= Work to do =
Pull out every line with the word "diagram".

[Entries with chart source code]
==================================================
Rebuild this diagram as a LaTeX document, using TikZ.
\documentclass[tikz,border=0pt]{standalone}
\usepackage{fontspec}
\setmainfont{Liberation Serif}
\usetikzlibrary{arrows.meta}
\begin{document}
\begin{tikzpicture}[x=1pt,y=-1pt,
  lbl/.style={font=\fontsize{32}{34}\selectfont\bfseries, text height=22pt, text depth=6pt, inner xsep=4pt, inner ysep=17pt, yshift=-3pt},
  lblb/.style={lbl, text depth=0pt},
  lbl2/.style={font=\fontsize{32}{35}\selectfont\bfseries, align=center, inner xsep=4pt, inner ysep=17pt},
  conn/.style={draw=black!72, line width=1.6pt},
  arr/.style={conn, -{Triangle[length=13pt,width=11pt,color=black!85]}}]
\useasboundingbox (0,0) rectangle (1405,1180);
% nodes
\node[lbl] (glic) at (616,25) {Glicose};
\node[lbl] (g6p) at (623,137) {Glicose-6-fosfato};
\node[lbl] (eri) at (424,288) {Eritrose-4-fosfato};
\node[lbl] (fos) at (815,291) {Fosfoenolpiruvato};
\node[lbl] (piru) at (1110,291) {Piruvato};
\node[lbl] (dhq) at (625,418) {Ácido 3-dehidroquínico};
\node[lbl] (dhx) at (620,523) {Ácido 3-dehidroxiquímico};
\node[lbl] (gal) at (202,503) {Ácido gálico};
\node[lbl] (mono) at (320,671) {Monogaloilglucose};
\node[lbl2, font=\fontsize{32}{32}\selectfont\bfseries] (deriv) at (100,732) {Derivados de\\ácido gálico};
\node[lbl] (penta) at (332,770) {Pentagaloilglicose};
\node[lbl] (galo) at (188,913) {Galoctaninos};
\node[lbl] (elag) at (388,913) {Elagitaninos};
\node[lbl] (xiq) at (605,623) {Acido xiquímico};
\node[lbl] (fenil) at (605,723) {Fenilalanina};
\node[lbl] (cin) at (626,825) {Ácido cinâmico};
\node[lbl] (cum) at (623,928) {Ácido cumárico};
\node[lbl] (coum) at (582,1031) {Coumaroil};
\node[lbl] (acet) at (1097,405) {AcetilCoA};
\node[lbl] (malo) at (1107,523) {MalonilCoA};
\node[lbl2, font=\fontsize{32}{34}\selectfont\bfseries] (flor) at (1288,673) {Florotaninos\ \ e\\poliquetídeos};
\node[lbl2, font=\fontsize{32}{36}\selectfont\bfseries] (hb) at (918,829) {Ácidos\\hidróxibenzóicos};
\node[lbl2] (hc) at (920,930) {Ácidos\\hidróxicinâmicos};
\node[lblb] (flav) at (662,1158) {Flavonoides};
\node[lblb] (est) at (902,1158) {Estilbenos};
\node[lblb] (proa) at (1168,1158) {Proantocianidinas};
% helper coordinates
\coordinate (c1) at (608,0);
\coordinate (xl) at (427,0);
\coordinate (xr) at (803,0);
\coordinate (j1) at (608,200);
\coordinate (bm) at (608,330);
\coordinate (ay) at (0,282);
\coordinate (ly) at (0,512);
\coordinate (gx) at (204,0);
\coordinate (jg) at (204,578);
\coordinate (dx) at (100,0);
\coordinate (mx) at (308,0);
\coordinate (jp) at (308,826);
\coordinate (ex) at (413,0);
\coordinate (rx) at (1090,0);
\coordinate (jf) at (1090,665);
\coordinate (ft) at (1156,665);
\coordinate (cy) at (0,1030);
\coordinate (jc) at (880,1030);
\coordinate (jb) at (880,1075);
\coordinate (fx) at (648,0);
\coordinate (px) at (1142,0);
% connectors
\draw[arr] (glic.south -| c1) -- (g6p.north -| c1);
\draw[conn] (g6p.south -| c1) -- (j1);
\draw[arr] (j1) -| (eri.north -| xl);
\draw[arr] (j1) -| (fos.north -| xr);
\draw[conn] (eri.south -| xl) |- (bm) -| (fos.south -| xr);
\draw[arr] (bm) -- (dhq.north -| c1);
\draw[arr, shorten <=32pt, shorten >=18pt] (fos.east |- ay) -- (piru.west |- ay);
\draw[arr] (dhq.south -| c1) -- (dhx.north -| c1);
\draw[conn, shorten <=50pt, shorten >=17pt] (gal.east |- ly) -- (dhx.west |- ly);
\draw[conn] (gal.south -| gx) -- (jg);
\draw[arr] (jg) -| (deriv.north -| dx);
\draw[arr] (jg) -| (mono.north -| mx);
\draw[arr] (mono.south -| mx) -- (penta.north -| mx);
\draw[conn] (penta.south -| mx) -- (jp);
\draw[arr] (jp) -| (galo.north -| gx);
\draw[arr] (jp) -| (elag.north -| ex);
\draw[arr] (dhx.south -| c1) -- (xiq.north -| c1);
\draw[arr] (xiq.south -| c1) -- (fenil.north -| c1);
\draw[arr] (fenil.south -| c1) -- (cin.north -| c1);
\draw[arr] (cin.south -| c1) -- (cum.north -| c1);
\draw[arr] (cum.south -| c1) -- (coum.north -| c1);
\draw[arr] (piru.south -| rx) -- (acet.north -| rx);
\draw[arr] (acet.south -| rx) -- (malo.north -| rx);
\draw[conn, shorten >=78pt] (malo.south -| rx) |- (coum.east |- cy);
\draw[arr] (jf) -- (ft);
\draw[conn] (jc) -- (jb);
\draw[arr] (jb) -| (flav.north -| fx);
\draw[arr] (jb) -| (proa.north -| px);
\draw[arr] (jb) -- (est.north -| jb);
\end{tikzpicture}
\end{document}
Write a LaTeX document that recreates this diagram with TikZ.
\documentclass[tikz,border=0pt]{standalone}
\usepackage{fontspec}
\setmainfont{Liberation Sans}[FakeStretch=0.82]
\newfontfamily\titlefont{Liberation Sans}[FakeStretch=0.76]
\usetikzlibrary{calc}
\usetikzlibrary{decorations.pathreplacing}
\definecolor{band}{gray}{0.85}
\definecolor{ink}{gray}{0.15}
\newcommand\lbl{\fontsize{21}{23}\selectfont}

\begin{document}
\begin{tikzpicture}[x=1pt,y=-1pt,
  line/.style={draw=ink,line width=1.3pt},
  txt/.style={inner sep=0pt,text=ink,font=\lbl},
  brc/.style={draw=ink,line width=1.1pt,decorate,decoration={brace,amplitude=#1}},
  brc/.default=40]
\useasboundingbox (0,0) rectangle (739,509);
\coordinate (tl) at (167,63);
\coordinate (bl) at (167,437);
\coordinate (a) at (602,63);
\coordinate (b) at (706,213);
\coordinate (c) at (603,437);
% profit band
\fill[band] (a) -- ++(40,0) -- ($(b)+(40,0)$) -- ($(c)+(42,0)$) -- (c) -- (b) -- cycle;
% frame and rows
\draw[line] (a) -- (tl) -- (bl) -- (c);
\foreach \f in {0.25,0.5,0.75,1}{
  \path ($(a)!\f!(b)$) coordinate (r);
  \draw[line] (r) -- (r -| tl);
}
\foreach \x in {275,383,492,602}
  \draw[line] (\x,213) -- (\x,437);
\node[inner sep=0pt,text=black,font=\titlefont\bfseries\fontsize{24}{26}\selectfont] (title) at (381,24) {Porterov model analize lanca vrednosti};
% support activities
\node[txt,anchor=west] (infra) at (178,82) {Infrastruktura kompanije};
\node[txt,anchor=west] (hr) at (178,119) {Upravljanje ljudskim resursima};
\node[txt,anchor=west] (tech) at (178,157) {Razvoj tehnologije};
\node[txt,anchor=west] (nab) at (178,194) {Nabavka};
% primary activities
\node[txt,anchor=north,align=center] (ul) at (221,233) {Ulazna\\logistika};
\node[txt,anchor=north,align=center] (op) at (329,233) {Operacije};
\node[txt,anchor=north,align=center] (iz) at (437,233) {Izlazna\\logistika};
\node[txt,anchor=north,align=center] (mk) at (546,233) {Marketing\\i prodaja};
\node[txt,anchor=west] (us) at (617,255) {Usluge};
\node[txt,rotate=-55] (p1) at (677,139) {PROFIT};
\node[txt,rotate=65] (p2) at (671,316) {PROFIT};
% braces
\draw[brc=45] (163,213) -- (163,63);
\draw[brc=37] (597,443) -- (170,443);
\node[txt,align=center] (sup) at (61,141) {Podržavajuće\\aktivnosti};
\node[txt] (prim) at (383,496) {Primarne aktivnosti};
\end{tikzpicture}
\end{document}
==================================================
= Solved problem =
Rebuild this diagram as a LaTeX document, using TikZ.
Write a LaTeX document that recreates this diagram with TikZ.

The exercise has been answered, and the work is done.